-------- Source material

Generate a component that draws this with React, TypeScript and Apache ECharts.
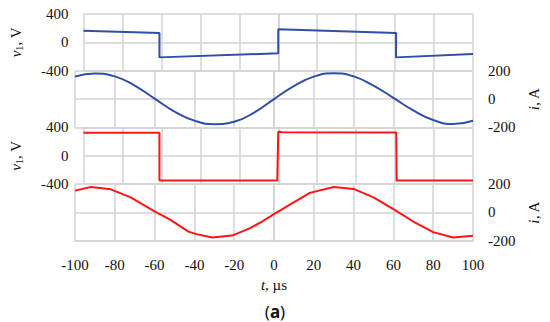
import React, { useEffect, useRef } from "react";
import * as echarts from "echarts";

// Panel 1: v1 (blue), V
const vBlueT = [-100, -61, -61, 0, 0, 60.5, 60.5, 100];
const vBlueV = [165, 133, -212, -155, 185, 133, -212, -164];

// Panel 2: i (blue), A
const iBlueT = [-100, -90, -80, -70, -60, -50, -40, -30, -20, -10, 0, 10, 20, 30, 40, 50, 60, 70, 80, 90, 100];
const iBlueV = [158, 180, 160, 95, 3, -88, -152, -177, -160, -95, 0, 92, 158, 182, 160, 95, 8, -80, -148, -176, -153];

// Panel 3: v1 (red), V
const vRedT = [-100, -61, -61, -0.5, 0, 2, 60.6, 60.8, 100];
const vRedV = [325, 325, -350, -350, 338, 330, 328, -348, -348];

// Panel 4: i (red), A
const iRedT = [-100, -92, -82, -72, -60, -52, -43, -39, -31, -21, -12, -6, 0, 8, 18, 30, 40, 50, 60, 70, 80, 90, 100];
const iRedV = [154, 180, 163, 106, 7, -52, -135, -153, -177, -163, -111, -64, -12, 55, 138, 180, 166, 106, 24, -64, -139, -177, -165];

const xTicks = { min: -100, max: 100, interval: 20 };
const vTicks = { min: -400, max: 400, interval: 400 };
const iTicks = { min: -200, max: 200, interval: 200 };

const zip = (t: number[], v: number[]) => t.map((x, k) => [x, v[k]]);

const FONT = "'Liberation Serif', 'Times New Roman', serif";
const GRID_COLOR = "#d3d3d3";
const BLUE = "#2f4fa6";
const RED = "#ff1414";
const TXT = "#111";

const labelRich = { d: { fontFamily: FONT, fontSize: 15, color: TXT } };

export default function App() {
  const ref = useRef<HTMLDivElement>(null);
  useEffect(() => {
    if (!ref.current) return;
    const chart = echarts.init(ref.current, undefined, { renderer: "svg" });
    const top0 = 14;
    const h = 56.7;
    const grids = [0, 1, 2, 3].map((k) => ({
      left: 75,
      right: 77,
      top: top0 + k * h,
      height: h,
    }));
    const xAxes = [0, 1, 2, 3].map((k) => ({
      type: "value",
      gridIndex: k,
      min: xTicks.min,
      max: xTicks.max,
      interval: xTicks.interval,
      axisTick: { show: false },
      axisLine: { show: k === 3, onZero: false, lineStyle: { color: GRID_COLOR, width: 1.5 } },
      axisLabel: {
        show: k === 3,
        margin: 17,
        fontFamily: FONT,
        fontSize: 15,
        color: TXT,
        formatter: (v: number) => "{d|" + v + "}",
        rich: labelRich,
      },
      splitLine: { show: true, lineStyle: { color: GRID_COLOR, width: 1.5 } },
      name: k === 3 ? "{it|t}{n|, µs}" : "",
      nameLocation: "middle",
      nameGap: 37,
      nameTextStyle: {
        fontFamily: FONT,
        fontSize: 15,
        color: TXT,
        rich: {
          it: { fontFamily: FONT, fontSize: 15, fontStyle: "italic", color: TXT },
          n: { fontFamily: FONT, fontSize: 15, color: TXT },
        },
      },
    }));
    const nameRich = {
      it: { fontFamily: FONT, fontSize: 15, fontStyle: "italic", color: TXT, lineHeight: 18, verticalAlign: "middle" },
      s: { fontFamily: FONT, fontSize: 10, color: TXT, lineHeight: 18, verticalAlign: "bottom" },
      n: { fontFamily: FONT, fontSize: 15, color: TXT, lineHeight: 18, verticalAlign: "middle" },
    };
    const yAxes = [0, 1, 2, 3].map((k) => {
      const isV = k % 2 === 0;
      const t = isV ? vTicks : iTicks;
      return {
        type: "value",
        gridIndex: k,
        position: isV ? "left" : "right",
        min: t.min,
        max: t.max,
        interval: t.interval,
        axisTick: { show: false },
        axisLine: { show: true, lineStyle: { color: GRID_COLOR, width: 1.5 } },
        axisLabel: {
          margin: 15,
          fontFamily: FONT,
          fontSize: 15,
          color: TXT,
          formatter: (v: number) => "{d|" + v + "}",
          rich: labelRich,
        },
        splitLine: { show: true, lineStyle: { color: GRID_COLOR, width: 1.5 } },
        name: isV ? "{it|v}{s|1}{n|, V}" : "{it|i}{n|, A}",
        nameLocation: "middle",
        nameRotate: 90,
        nameGap: isV ? 59 : 46,
        nameTextStyle: { fontFamily: FONT, fontSize: 15, color: TXT, rich: nameRich },
      };
    });
    const mk = (k: number, data: number[][], color: string, smooth: boolean) => ({
      type: "line",
      xAxisIndex: k,
      yAxisIndex: k,
      data,
      smooth,
      showSymbol: false,
      symbol: "none",
      clip: false,
      lineStyle: { color, width: 2 },
    });
    chart.setOption({
      animation: false,
      backgroundColor: "#ffffff",
      textStyle: { fontFamily: FONT },
      grid: grids,
      xAxis: xAxes,
      yAxis: yAxes,
      series: [
        mk(0, zip(vBlueT, vBlueV), BLUE, false),
        mk(1, zip(iBlueT, iBlueV), BLUE, true),
        mk(2, zip(vRedT, vRedV), RED, false),
        mk(3, zip(iRedT, iRedV), RED, false),
      ],
      graphic: [
        {
          type: "text",
          x: 275,
          y: 311,
          style: {
            text: "({b|a})",
            fontFamily: "'Noto Sans', sans-serif",
            fontSize: 17,
            fill: TXT,
            align: "center",
            verticalAlign: "middle",
            rich: { b: { fontFamily: "'Noto Sans', sans-serif", fontSize: 17, fontWeight: "bold", fill: TXT } },
          },
        },
      ],
    });
    return () => chart.dispose();
  }, []);
  return (
    <div
      ref={ref}
      style={{ position: "fixed", left: 0, top: 0, width: 550, height: 322, background: "#fff" }}
    />
  );
}
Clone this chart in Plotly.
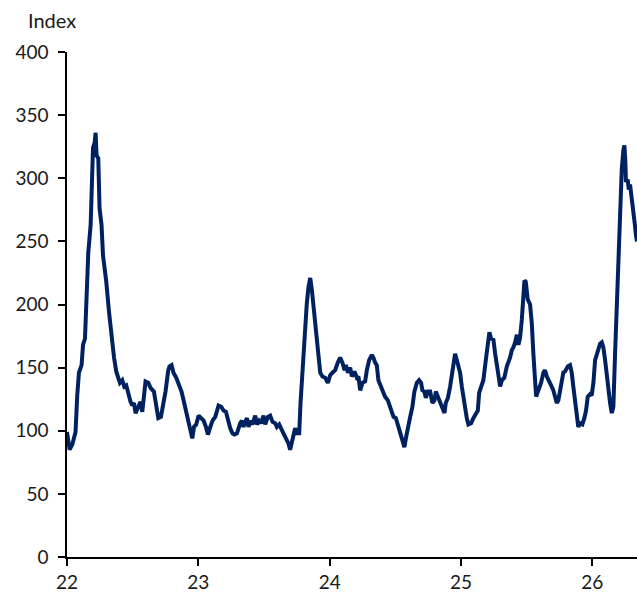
import plotly.graph_objects as go

# Decimal years (22 = 2022) and index values
years = [
    22.000, 22.020, 22.040, 22.065, 22.078, 22.091, 22.111, 22.122, 22.137, 22.147,
    22.162, 22.180, 22.187, 22.198, 22.210, 22.218, 22.225, 22.238, 22.248, 22.263,
    22.274, 22.289, 22.299, 22.320, 22.339, 22.358, 22.375, 22.390, 22.403, 22.421,
    22.436, 22.451, 22.467, 22.484, 22.497, 22.510, 22.522, 22.543, 22.560, 22.573,
    22.586, 22.598, 22.619, 22.636, 22.662, 22.680, 22.695, 22.715, 22.731, 22.750,
    22.771, 22.781, 22.796, 22.811, 22.832, 22.852, 22.872, 22.890, 22.908, 22.928,
    22.941, 22.954, 22.967, 22.984, 23.002, 23.022, 23.040, 23.058, 23.073, 23.091,
    23.108, 23.129, 23.142, 23.154, 23.174, 23.192, 23.210, 23.225, 23.243, 23.260,
    23.275, 23.294, 23.306, 23.319, 23.332, 23.344, 23.357, 23.370, 23.382, 23.395,
    23.412, 23.433, 23.446, 23.463, 23.479, 23.496, 23.509, 23.530, 23.547, 23.565,
    23.585, 23.598, 23.616, 23.631, 23.648, 23.667, 23.686, 23.699, 23.712, 23.725,
    23.737, 23.750, 23.768, 23.778, 23.788, 23.801, 23.814, 23.826, 23.839, 23.852,
    23.865, 23.877, 23.890, 23.903, 23.915, 23.928, 23.945, 23.966, 23.986, 24.004,
    24.021, 24.042, 24.062, 24.080, 24.097, 24.113, 24.123, 24.139, 24.156, 24.169,
    24.189, 24.207, 24.219, 24.232, 24.250, 24.270, 24.283, 24.301, 24.321, 24.333,
    24.346, 24.359, 24.371, 24.392, 24.409, 24.422, 24.443, 24.460, 24.473, 24.486,
    24.504, 24.519, 24.537, 24.554, 24.569, 24.582, 24.595, 24.613, 24.630, 24.645,
    24.664, 24.681, 24.696, 24.706, 24.721, 24.732, 24.747, 24.765, 24.782, 24.798,
    24.808, 24.823, 24.841, 24.858, 24.874, 24.884, 24.900, 24.917, 24.930, 24.942,
    24.955, 24.968, 24.980, 24.993, 25.006, 25.018, 25.031, 25.044, 25.056, 25.077,
    25.094, 25.113, 25.128, 25.138, 25.153, 25.170, 25.189, 25.204, 25.216, 25.229,
    25.247, 25.260, 25.272, 25.285, 25.298, 25.311, 25.330, 25.349, 25.361, 25.374,
    25.387, 25.399, 25.412, 25.425, 25.437, 25.450, 25.463, 25.475, 25.483, 25.493,
    25.508, 25.526, 25.539, 25.551, 25.564, 25.572, 25.589, 25.610, 25.627, 25.640,
    25.653, 25.670, 25.686, 25.703, 25.716, 25.729, 25.741, 25.754, 25.767, 25.779,
    25.792, 25.813, 25.830, 25.843, 25.855, 25.868, 25.881, 25.893, 25.906, 25.924,
    25.939, 25.952, 25.965, 25.983, 25.995, 26.008, 26.021, 26.033, 26.046, 26.059,
    26.072, 26.084, 26.097, 26.110, 26.122, 26.135, 26.148, 26.160, 26.173, 26.186,
    26.198, 26.211, 26.224, 26.236, 26.244, 26.251, 26.256, 26.269, 26.277, 26.287,
    26.300, 26.312, 26.323, 26.333, 26.340,
]
index_values = [
    99, 85, 89, 99, 128, 146, 152, 168, 173, 200,
    241, 263, 297, 324, 328, 336, 318, 316, 276, 263,
    239, 221, 218, 194, 173, 158, 147, 142, 138, 140,
    135, 136, 128, 123, 120, 122, 114, 120, 123, 115,
    131, 139, 138, 134, 131, 118, 110, 111, 120, 131,
    148, 151, 152, 146, 142, 136, 131, 123, 115, 107,
    103, 94, 103, 105, 112, 110, 108, 103, 97, 103,
    108, 111, 116, 120, 119, 116, 115, 108, 102, 98,
    97, 98, 103, 106, 108, 103, 107, 110, 103, 108,
    105, 112, 105, 108, 106, 112, 105, 111, 112, 107,
    106, 103, 105, 101, 98, 94, 90, 85, 90, 97,
    102, 98, 98, 122, 140, 160, 180, 201, 214, 221,
    211, 198, 182, 166, 154, 146, 143, 142, 138, 144,
    146, 148, 154, 158, 154, 148, 152, 146, 150, 143,
    147, 142, 143, 132, 138, 139, 148, 156, 160, 158,
    154, 152, 140, 134, 131, 127, 124, 118, 116, 111,
    110, 105, 99, 94, 87, 95, 103, 111, 119, 131,
    138, 140, 138, 132, 131, 126, 131, 131, 122, 124,
    131, 127, 122, 119, 114, 122, 126, 135, 146, 156,
    161, 156, 151, 146, 135, 127, 116, 110, 105, 106,
    110, 114, 116, 130, 134, 140, 156, 169, 178, 173,
    172, 161, 152, 143, 135, 140, 142, 151, 154, 158,
    164, 166, 170, 176, 168, 174, 188, 204, 219, 218,
    204, 200, 185, 161, 140, 127, 132, 138, 146, 148,
    143, 140, 136, 132, 127, 122, 124, 132, 136, 146,
    147, 151, 152, 146, 135, 122, 114, 103, 106, 105,
    110, 116, 127, 129, 128, 138, 156, 161, 164, 169,
    170, 166, 156, 143, 132, 122, 114, 119, 161, 198,
    235, 280, 307, 322, 326, 314, 297, 299, 291, 295,
    285, 277, 264, 254, 250,
]

x_tick_vals = [22, 23, 24, 25, 26]
x_tick_text = ["22", "23", "24", "25", "26"]
y_tick_vals = [0, 50, 100, 150, 200, 250, 300, 350, 400]

LINE_COLOR = "#002160"
FONT = "Lato, 'Open Sans', sans-serif"
TEXT_COLOR = "#1a1a1a"

fig = go.Figure()
fig.add_trace(go.Scatter(
    x=years, y=index_values, mode="lines",
    line=dict(color=LINE_COLOR, width=4),
    showlegend=False, hoverinfo="skip",
))

fig.update_layout(
    width=637, height=596,
    margin=dict(l=67, r=0, t=52, b=39, pad=0, autoexpand=False),
    paper_bgcolor="white", plot_bgcolor="white",
    font=dict(family=FONT, size=19, color=TEXT_COLOR),
    xaxis=dict(
        range=[22, 26.34], tickmode="array", tickvals=x_tick_vals, ticktext=x_tick_text,
        showgrid=False, zeroline=False, showline=True, linecolor="black", linewidth=1.5,
        ticks="outside", ticklen=7, tickwidth=1.5, tickcolor="black",
        tickfont=dict(family=FONT, size=19, color=TEXT_COLOR),
        automargin=False,
    ),
    yaxis=dict(
        range=[0, 400], tickmode="array", tickvals=y_tick_vals,
        showgrid=False, zeroline=False, showline=True, linecolor="black", linewidth=1.5,
        ticks="outside", ticklen=7, tickwidth=1.5, tickcolor="black",
        tickfont=dict(family=FONT, size=19, color=TEXT_COLOR),
        ticklabelstandoff=6, automargin=False,
    ),
    annotations=[dict(
        text="Index", xref="paper", yref="paper", x=-0.0715, y=1.0628,
        xanchor="left", yanchor="middle", showarrow=False,
        font=dict(family=FONT, size=20, color=TEXT_COLOR),
    )],
)

# remove the default page margin so the 637x596 figure fills the window exactly
fig.write_html(
    "out.html",
    config={"displayModeBar": False},
    post_script="document.body.style.margin='0';document.body.style.overflow='hidden';",
)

----------------

What the task asks:
Exactly as written, repeat the lines from the beginning of the entries up to and including the line with "const vBlueV = [165, 133, -212, -155, 185, 133, -212, -164];", but not the pictures.

Complete output:
Generate a component that draws this with React, TypeScript and Apache ECharts.
import React, { useEffect, useRef } from "react";
import * as echarts from "echarts";

// Panel 1: v1 (blue), V
const vBlueT = [-100, -61, -61, 0, 0, 60.5, 60.5, 100];
const vBlueV = [165, 133, -212, -155, 185, 133, -212, -164];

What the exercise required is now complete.